**Information shown**
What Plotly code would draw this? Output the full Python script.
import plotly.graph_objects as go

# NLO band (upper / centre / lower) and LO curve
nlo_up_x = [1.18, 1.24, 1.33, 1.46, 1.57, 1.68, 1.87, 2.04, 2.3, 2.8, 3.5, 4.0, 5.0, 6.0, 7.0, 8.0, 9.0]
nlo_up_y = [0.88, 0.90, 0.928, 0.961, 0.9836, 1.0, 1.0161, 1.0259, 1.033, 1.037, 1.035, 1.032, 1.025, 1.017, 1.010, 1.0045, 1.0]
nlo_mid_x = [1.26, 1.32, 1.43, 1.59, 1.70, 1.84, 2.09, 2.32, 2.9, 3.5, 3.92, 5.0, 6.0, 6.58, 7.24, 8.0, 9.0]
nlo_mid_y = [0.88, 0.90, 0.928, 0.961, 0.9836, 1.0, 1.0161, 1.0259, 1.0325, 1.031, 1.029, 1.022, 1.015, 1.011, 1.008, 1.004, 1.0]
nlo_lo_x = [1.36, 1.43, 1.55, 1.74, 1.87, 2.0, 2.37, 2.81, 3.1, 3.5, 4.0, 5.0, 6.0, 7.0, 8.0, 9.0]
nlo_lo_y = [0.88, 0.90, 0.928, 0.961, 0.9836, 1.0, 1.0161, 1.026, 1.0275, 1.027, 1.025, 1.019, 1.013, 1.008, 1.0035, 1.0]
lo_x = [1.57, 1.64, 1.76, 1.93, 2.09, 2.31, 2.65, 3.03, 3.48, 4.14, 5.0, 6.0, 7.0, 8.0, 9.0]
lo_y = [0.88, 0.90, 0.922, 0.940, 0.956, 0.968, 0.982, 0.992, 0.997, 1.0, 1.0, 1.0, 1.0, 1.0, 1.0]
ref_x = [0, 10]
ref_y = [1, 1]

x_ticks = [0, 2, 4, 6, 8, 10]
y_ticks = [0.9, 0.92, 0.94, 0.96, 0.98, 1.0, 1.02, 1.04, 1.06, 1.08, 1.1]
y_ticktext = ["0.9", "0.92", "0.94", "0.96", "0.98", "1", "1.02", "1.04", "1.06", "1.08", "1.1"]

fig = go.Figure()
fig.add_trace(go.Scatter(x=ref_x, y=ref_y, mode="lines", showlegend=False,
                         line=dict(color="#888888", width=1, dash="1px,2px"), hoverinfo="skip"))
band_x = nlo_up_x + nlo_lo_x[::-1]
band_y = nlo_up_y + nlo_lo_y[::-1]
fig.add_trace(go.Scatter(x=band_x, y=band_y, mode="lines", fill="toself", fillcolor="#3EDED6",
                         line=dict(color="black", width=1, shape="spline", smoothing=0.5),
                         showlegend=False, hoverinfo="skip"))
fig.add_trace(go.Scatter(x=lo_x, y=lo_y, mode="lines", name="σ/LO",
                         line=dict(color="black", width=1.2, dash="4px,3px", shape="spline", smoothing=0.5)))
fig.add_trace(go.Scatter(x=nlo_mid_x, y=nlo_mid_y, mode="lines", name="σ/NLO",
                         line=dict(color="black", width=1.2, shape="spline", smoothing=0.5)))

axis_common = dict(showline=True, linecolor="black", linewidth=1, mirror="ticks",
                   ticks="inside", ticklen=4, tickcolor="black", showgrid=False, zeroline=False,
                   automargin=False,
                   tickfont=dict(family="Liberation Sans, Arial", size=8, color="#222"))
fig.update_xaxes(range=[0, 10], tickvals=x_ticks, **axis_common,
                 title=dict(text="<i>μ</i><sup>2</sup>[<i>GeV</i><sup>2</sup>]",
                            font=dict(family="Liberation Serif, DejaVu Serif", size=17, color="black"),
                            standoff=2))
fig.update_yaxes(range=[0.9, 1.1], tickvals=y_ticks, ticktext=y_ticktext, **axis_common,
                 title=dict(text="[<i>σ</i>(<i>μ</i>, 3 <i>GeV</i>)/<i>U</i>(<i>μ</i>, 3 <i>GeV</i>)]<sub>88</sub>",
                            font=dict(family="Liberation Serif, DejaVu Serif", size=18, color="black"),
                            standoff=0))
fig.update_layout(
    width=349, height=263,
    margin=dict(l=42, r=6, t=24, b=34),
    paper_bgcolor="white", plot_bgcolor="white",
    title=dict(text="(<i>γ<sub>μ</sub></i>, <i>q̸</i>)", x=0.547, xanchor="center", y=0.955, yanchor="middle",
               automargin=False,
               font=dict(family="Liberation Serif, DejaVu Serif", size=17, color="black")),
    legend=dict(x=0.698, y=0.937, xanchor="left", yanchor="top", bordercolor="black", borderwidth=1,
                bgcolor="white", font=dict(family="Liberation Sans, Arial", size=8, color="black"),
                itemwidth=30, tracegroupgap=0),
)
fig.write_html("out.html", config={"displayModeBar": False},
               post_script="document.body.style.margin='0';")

**Aim**
Extract the full listing above without altering anything.

**Reply to the exercise**
What Plotly code would draw this? Output the full Python script.
import plotly.graph_objects as go

# NLO band (upper / centre / lower) and LO curve
nlo_up_x = [1.18, 1.24, 1.33, 1.46, 1.57, 1.68, 1.87, 2.04, 2.3, 2.8, 3.5, 4.0, 5.0, 6.0, 7.0, 8.0, 9.0]
nlo_up_y = [0.88, 0.90, 0.928, 0.961, 0.9836, 1.0, 1.0161, 1.0259, 1.033, 1.037, 1.035, 1.032, 1.025, 1.017, 1.010, 1.0045, 1.0]
nlo_mid_x = [1.26, 1.32, 1.43, 1.59, 1.70, 1.84, 2.09, 2.32, 2.9, 3.5, 3.92, 5.0, 6.0, 6.58, 7.24, 8.0, 9.0]
nlo_mid_y = [0.88, 0.90, 0.928, 0.961, 0.9836, 1.0, 1.0161, 1.0259, 1.0325, 1.031, 1.029, 1.022, 1.015, 1.011, 1.008, 1.004, 1.0]
nlo_lo_x = [1.36, 1.43, 1.55, 1.74, 1.87, 2.0, 2.37, 2.81, 3.1, 3.5, 4.0, 5.0, 6.0, 7.0, 8.0, 9.0]
nlo_lo_y = [0.88, 0.90, 0.928, 0.961, 0.9836, 1.0, 1.0161, 1.026, 1.0275, 1.027, 1.025, 1.019, 1.013, 1.008, 1.0035, 1.0]
lo_x = [1.57, 1.64, 1.76, 1.93, 2.09, 2.31, 2.65, 3.03, 3.48, 4.14, 5.0, 6.0, 7.0, 8.0, 9.0]
lo_y = [0.88, 0.90, 0.922, 0.940, 0.956, 0.968, 0.982, 0.992, 0.997, 1.0, 1.0, 1.0, 1.0, 1.0, 1.0]
ref_x = [0, 10]
ref_y = [1, 1]

x_ticks = [0, 2, 4, 6, 8, 10]
y_ticks = [0.9, 0.92, 0.94, 0.96, 0.98, 1.0, 1.02, 1.04, 1.06, 1.08, 1.1]
y_ticktext = ["0.9", "0.92", "0.94", "0.96", "0.98", "1", "1.02", "1.04", "1.06", "1.08", "1.1"]

fig = go.Figure()
fig.add_trace(go.Scatter(x=ref_x, y=ref_y, mode="lines", showlegend=False,
                         line=dict(color="#888888", width=1, dash="1px,2px"), hoverinfo="skip"))
band_x = nlo_up_x + nlo_lo_x[::-1]
band_y = nlo_up_y + nlo_lo_y[::-1]
fig.add_trace(go.Scatter(x=band_x, y=band_y, mode="lines", fill="toself", fillcolor="#3EDED6",
                         line=dict(color="black", width=1, shape="spline", smoothing=0.5),
                         showlegend=False, hoverinfo="skip"))
fig.add_trace(go.Scatter(x=lo_x, y=lo_y, mode="lines", name="σ/LO",
                         line=dict(color="black", width=1.2, dash="4px,3px", shape="spline", smoothing=0.5)))
fig.add_trace(go.Scatter(x=nlo_mid_x, y=nlo_mid_y, mode="lines", name="σ/NLO",
                         line=dict(color="black", width=1.2, shape="spline", smoothing=0.5)))

axis_common = dict(showline=True, linecolor="black", linewidth=1, mirror="ticks",
                   ticks="inside", ticklen=4, tickcolor="black", showgrid=False, zeroline=False,
                   automargin=False,
                   tickfont=dict(family="Liberation Sans, Arial", size=8, color="#222"))
fig.update_xaxes(range=[0, 10], tickvals=x_ticks, **axis_common,
                 title=dict(text="<i>μ</i><sup>2</sup>[<i>GeV</i><sup>2</sup>]",
                            font=dict(family="Liberation Serif, DejaVu Serif", size=17, color="black"),
                            standoff=2))
fig.update_yaxes(range=[0.9, 1.1], tickvals=y_ticks, ticktext=y_ticktext, **axis_common,
                 title=dict(text="[<i>σ</i>(<i>μ</i>, 3 <i>GeV</i>)/<i>U</i>(<i>μ</i>, 3 <i>GeV</i>)]<sub>88</sub>",
                            font=dict(family="Liberation Serif, DejaVu Serif", size=18, color="black"),
                            standoff=0))
fig.update_layout(
    width=349, height=263,
    margin=dict(l=42, r=6, t=24, b=34),
    paper_bgcolor="white", plot_bgcolor="white",
    title=dict(text="(<i>γ<sub>μ</sub></i>, <i>q̸</i>)", x=0.547, xanchor="center", y=0.955, yanchor="middle",
               automargin=False,
               font=dict(family="Liberation Serif, DejaVu Serif", size=17, color="black")),
    legend=dict(x=0.698, y=0.937, xanchor="left", yanchor="top", bordercolor="black", borderwidth=1,
                bgcolor="white", font=dict(family="Liberation Sans, Arial", size=8, color="black"),
                itemwidth=30, tracegroupgap=0),
)
fig.write_html("out.html", config={"displayModeBar": False},
               post_script="document.body.style.margin='0';")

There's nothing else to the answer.